▸ THE REQUEST
Check every line of the material below for "image". Give the number of lines that have it, and only that.

(Plotting code records)
* START *
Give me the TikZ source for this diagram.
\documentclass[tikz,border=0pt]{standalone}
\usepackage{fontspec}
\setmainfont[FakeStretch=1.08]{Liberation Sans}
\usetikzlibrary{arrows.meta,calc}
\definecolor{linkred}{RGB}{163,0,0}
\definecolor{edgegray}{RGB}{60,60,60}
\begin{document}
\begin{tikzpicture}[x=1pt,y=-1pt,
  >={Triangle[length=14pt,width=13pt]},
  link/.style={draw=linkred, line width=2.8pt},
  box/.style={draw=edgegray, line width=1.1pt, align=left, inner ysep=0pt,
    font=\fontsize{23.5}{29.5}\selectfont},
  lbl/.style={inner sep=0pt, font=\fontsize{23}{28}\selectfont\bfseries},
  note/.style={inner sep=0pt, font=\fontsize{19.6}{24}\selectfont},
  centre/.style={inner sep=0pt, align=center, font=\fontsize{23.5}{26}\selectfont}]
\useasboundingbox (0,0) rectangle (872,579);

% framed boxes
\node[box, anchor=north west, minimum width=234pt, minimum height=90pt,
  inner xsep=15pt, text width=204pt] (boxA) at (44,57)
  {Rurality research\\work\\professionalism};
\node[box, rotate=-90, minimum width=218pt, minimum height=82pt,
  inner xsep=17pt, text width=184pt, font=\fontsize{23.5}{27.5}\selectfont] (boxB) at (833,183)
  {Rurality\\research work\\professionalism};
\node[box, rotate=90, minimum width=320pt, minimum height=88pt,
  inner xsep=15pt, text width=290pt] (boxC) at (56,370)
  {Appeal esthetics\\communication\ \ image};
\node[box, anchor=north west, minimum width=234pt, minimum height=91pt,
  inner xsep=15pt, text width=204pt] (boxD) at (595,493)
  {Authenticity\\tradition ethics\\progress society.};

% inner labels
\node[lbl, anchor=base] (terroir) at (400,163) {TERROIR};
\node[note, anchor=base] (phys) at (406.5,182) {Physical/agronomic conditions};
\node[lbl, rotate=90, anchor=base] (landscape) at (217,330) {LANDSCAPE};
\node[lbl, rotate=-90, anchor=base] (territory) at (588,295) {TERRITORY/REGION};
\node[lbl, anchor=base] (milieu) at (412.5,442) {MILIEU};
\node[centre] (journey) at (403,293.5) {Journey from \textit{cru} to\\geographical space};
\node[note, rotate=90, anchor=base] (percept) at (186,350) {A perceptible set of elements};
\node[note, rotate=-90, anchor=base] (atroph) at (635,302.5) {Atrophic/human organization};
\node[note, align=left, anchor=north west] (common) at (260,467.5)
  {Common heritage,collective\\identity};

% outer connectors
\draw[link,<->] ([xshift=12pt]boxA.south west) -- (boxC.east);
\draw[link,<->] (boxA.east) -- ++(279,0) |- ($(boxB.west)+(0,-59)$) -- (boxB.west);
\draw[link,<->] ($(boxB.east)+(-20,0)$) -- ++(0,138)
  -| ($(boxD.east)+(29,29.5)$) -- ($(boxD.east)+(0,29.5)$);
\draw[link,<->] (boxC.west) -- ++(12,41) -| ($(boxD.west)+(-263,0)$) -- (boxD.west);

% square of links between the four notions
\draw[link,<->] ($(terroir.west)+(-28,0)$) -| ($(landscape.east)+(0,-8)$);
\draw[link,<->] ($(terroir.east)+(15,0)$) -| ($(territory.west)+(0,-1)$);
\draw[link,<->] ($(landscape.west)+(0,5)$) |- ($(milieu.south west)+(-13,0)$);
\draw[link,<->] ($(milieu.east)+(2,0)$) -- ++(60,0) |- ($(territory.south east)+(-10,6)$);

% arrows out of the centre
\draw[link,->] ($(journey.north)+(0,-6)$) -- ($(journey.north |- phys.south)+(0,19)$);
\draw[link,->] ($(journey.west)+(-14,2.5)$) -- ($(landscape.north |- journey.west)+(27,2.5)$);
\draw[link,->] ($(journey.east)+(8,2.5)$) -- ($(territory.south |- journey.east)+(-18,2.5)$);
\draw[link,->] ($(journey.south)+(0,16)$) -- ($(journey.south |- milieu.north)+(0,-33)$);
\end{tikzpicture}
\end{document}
* END *
* START *
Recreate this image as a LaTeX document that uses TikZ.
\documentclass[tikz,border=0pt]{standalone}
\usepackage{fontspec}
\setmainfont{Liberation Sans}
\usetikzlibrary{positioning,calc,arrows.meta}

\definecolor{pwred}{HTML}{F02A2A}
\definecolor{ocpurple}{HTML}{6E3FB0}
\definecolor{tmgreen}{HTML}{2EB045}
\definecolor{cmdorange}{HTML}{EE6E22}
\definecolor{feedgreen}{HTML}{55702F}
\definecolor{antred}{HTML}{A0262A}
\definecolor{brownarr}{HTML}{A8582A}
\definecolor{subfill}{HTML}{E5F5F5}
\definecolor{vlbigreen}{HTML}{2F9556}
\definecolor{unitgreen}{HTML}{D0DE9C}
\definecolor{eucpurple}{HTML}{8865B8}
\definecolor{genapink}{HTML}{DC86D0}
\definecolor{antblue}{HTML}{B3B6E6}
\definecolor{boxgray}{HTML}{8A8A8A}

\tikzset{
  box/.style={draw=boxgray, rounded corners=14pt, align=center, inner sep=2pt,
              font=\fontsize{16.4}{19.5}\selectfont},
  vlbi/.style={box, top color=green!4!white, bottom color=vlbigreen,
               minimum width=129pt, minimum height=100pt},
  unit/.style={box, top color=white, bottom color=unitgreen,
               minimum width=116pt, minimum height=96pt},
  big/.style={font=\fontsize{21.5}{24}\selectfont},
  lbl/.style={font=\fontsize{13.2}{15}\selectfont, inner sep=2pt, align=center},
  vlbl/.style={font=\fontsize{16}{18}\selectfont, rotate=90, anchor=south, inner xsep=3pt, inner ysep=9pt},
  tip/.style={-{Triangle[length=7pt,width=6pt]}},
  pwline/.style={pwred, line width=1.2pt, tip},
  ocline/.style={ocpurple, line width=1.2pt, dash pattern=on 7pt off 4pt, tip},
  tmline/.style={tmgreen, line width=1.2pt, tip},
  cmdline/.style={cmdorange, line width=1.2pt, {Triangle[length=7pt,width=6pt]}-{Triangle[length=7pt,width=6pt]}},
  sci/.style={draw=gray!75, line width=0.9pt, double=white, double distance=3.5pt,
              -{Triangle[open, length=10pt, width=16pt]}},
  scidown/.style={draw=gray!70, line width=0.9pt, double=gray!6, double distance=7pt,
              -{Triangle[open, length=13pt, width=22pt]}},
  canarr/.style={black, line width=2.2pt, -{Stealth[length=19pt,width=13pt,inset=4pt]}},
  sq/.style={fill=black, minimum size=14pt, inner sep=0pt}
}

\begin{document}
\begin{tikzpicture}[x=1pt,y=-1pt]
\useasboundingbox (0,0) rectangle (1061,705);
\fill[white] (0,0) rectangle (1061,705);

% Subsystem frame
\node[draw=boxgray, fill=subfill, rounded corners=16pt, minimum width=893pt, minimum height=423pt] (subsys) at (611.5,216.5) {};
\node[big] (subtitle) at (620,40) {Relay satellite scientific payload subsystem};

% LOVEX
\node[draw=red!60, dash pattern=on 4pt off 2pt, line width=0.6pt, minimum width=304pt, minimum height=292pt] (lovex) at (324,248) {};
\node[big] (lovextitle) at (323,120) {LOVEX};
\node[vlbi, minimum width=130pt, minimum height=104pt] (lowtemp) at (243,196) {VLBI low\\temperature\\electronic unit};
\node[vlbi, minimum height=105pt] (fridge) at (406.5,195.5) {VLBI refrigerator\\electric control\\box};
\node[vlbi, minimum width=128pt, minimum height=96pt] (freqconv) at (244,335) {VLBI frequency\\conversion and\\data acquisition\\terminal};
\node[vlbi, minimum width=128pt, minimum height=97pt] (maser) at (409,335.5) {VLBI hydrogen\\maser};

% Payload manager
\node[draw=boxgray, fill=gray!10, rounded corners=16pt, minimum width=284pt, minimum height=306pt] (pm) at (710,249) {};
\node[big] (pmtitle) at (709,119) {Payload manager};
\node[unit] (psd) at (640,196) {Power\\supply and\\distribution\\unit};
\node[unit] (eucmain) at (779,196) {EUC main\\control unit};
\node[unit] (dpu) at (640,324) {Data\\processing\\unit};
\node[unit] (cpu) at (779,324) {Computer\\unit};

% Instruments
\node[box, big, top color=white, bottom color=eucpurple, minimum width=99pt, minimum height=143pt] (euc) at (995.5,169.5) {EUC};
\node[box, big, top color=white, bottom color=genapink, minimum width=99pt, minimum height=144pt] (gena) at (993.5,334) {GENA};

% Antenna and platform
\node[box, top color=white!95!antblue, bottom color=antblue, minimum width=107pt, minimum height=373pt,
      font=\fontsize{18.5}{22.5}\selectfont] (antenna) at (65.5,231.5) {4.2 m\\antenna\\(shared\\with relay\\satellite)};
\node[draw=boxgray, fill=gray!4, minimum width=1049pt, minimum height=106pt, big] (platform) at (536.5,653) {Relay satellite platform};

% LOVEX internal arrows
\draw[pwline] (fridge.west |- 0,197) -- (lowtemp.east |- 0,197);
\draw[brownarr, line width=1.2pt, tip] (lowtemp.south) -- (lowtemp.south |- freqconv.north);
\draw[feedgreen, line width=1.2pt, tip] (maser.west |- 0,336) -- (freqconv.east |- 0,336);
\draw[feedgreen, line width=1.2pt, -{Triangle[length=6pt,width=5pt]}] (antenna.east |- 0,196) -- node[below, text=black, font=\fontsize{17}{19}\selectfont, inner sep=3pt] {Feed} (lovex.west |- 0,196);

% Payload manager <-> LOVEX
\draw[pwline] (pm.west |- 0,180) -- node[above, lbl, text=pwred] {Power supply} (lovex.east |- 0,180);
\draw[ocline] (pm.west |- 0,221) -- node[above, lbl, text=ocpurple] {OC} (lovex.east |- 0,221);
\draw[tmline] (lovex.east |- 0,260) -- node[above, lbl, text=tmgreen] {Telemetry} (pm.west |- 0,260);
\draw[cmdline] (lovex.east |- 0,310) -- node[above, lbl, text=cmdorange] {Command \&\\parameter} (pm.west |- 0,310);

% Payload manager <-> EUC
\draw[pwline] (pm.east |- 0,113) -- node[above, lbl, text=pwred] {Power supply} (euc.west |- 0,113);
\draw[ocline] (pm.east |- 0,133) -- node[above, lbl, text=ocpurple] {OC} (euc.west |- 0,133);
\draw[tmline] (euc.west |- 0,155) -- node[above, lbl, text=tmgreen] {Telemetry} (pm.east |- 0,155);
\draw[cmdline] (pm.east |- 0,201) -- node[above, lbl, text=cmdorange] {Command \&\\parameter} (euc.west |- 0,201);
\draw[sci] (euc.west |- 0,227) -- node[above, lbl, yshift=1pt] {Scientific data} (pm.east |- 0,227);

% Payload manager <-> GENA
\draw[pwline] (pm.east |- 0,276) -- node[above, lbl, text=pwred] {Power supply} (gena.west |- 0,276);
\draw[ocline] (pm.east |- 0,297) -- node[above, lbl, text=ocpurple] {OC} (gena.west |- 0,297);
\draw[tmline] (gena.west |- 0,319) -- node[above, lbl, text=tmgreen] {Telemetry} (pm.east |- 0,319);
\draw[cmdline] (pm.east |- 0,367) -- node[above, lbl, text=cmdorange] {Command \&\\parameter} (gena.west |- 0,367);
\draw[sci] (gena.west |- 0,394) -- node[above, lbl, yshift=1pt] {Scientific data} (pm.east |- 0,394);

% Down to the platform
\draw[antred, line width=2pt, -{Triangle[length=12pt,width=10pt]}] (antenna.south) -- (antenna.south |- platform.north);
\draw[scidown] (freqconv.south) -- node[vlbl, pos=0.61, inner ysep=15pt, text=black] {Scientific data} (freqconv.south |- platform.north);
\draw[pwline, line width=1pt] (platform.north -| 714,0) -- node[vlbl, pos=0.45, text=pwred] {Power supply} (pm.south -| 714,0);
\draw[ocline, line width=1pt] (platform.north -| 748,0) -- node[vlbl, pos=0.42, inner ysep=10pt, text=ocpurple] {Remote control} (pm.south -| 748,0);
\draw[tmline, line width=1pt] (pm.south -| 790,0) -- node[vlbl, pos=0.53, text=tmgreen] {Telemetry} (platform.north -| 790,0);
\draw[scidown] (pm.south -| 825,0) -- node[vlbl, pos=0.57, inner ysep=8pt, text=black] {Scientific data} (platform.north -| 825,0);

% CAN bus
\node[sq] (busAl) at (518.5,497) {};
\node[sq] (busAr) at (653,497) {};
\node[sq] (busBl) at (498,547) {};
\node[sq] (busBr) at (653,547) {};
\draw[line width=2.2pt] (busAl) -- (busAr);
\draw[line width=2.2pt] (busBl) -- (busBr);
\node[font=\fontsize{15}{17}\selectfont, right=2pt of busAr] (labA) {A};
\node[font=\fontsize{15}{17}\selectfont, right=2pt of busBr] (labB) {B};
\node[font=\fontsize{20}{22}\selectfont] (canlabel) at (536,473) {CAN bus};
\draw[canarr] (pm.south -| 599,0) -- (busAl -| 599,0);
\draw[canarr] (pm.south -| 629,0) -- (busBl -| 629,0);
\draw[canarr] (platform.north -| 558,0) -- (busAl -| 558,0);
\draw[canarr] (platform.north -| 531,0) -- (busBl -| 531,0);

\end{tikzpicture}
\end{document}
* END *
▸ WRITTEN ANSWER
2